■ Written problem ■
From the first line of the data below through the line bearing "const cx = (i: number)", reproduce each line exactly; do not include pictures.

■ Provided data ■
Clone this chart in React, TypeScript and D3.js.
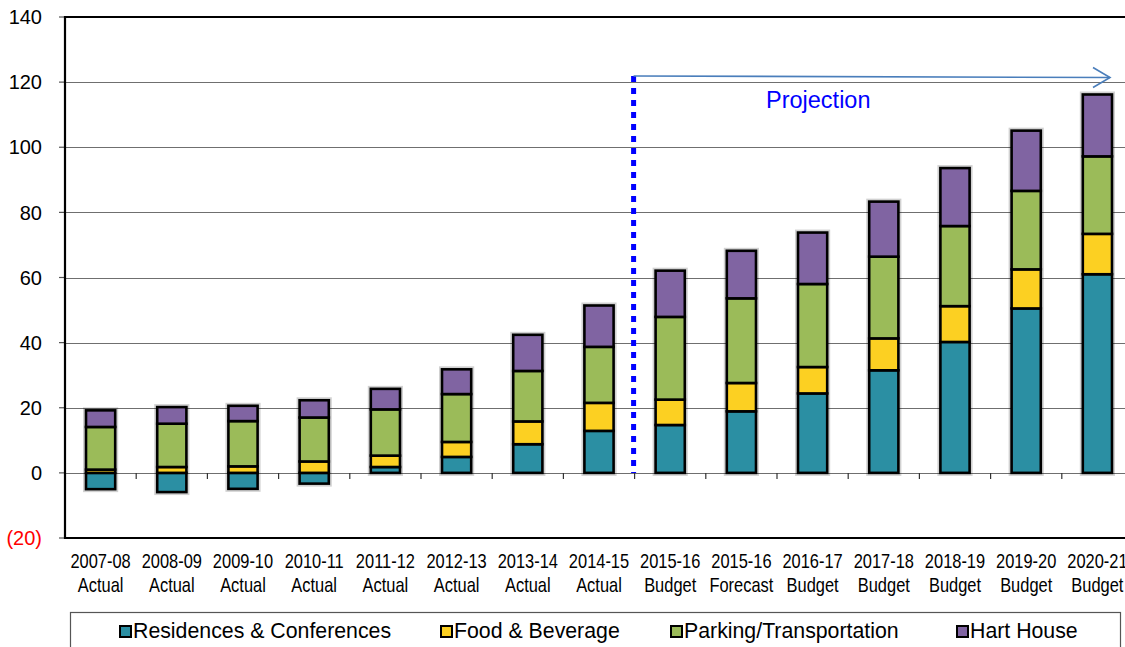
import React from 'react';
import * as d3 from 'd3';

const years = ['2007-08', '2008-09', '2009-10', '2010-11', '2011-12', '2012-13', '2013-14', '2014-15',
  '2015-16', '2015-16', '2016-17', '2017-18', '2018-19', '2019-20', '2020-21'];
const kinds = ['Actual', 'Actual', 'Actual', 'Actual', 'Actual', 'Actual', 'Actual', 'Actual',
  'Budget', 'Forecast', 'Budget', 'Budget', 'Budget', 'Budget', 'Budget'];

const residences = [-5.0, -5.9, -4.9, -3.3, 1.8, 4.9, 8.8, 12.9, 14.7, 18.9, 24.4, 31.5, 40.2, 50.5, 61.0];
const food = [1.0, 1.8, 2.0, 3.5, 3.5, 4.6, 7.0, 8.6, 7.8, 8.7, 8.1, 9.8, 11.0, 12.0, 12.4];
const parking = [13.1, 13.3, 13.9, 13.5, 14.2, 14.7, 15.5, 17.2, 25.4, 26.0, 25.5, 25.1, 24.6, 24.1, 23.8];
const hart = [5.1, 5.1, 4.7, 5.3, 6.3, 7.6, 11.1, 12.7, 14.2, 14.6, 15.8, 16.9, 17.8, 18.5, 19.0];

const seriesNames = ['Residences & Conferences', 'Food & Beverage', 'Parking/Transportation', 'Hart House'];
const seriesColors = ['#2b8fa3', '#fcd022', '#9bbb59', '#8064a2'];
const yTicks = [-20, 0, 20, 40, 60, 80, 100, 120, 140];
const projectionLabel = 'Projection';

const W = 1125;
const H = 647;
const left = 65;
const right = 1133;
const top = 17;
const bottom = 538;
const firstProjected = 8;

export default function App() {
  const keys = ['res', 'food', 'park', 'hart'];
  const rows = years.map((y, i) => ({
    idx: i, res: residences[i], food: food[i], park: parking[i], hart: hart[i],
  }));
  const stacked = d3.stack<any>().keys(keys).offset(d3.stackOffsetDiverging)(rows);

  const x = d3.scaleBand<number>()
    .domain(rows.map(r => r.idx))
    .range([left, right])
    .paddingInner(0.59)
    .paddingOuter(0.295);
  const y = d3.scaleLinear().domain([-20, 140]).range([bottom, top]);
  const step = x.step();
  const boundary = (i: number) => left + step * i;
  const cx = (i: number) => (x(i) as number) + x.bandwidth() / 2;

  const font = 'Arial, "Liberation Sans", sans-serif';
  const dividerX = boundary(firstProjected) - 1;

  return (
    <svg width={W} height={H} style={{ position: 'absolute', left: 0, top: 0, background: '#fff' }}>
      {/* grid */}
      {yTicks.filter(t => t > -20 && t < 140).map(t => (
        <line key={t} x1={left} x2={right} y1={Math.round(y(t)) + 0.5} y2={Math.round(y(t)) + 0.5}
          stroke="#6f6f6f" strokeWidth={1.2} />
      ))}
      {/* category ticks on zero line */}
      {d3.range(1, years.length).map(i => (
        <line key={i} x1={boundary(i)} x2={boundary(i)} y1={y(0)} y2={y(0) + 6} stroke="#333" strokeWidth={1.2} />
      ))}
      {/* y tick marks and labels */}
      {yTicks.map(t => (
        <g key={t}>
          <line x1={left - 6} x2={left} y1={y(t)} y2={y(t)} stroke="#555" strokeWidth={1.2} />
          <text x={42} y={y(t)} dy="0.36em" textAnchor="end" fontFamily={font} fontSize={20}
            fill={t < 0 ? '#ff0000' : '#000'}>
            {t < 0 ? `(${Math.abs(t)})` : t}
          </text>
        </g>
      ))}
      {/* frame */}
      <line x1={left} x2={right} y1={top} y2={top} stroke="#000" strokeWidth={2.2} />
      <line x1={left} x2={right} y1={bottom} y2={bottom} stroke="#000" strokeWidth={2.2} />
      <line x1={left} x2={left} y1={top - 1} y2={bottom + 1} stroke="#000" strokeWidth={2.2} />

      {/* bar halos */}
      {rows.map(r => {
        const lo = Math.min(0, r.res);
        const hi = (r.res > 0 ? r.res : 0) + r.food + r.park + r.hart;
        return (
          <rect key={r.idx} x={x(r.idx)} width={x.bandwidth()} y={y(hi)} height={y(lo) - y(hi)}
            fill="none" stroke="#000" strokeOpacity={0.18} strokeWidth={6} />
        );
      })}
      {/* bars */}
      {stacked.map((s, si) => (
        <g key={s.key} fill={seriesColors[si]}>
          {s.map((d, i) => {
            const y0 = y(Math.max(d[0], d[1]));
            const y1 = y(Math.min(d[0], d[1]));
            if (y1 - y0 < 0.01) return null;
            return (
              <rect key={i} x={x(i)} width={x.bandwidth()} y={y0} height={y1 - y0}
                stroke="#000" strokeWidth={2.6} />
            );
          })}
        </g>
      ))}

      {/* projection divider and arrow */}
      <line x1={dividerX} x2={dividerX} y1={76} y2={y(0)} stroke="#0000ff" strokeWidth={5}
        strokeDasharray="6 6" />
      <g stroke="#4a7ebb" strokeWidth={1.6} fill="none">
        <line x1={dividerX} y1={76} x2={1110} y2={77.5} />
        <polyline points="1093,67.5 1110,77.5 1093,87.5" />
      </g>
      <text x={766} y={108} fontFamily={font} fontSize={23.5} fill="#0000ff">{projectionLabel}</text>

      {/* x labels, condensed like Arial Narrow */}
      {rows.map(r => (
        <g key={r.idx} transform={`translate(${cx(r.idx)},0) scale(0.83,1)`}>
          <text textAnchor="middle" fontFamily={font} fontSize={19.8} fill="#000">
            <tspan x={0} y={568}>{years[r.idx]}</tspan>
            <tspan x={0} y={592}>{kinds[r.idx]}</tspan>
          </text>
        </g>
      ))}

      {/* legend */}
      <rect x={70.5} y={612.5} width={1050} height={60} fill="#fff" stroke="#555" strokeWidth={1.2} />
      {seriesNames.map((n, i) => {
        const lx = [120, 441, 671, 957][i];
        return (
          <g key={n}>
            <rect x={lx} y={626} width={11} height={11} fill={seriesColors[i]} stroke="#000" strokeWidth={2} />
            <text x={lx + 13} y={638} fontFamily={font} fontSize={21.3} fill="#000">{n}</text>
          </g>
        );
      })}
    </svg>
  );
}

■ Result of the exercise ■
Clone this chart in React, TypeScript and D3.js.
import React from 'react';
import * as d3 from 'd3';

const years = ['2007-08', '2008-09', '2009-10', '2010-11', '2011-12', '2012-13', '2013-14', '2014-15',
  '2015-16', '2015-16', '2016-17', '2017-18', '2018-19', '2019-20', '2020-21'];
const kinds = ['Actual', 'Actual', 'Actual', 'Actual', 'Actual', 'Actual', 'Actual', 'Actual',
  'Budget', 'Forecast', 'Budget', 'Budget', 'Budget', 'Budget', 'Budget'];

const residences = [-5.0, -5.9, -4.9, -3.3, 1.8, 4.9, 8.8, 12.9, 14.7, 18.9, 24.4, 31.5, 40.2, 50.5, 61.0];
const food = [1.0, 1.8, 2.0, 3.5, 3.5, 4.6, 7.0, 8.6, 7.8, 8.7, 8.1, 9.8, 11.0, 12.0, 12.4];
const parking = [13.1, 13.3, 13.9, 13.5, 14.2, 14.7, 15.5, 17.2, 25.4, 26.0, 25.5, 25.1, 24.6, 24.1, 23.8];
const hart = [5.1, 5.1, 4.7, 5.3, 6.3, 7.6, 11.1, 12.7, 14.2, 14.6, 15.8, 16.9, 17.8, 18.5, 19.0];

const seriesNames = ['Residences & Conferences', 'Food & Beverage', 'Parking/Transportation', 'Hart House'];
const seriesColors = ['#2b8fa3', '#fcd022', '#9bbb59', '#8064a2'];
const yTicks = [-20, 0, 20, 40, 60, 80, 100, 120, 140];
const projectionLabel = 'Projection';

const W = 1125;
const H = 647;
const left = 65;
const right = 1133;
const top = 17;
const bottom = 538;
const firstProjected = 8;

export default function App() {
  const keys = ['res', 'food', 'park', 'hart'];
  const rows = years.map((y, i) => ({
    idx: i, res: residences[i], food: food[i], park: parking[i], hart: hart[i],
  }));
  const stacked = d3.stack<any>().keys(keys).offset(d3.stackOffsetDiverging)(rows);

  const x = d3.scaleBand<number>()
    .domain(rows.map(r => r.idx))
    .range([left, right])
    .paddingInner(0.59)
    .paddingOuter(0.295);
  const y = d3.scaleLinear().domain([-20, 140]).range([bottom, top]);
  const step = x.step();
  const boundary = (i: number) => left + step * i;
  const cx = (i: number) => (x(i) as number) + x.bandwidth() / 2;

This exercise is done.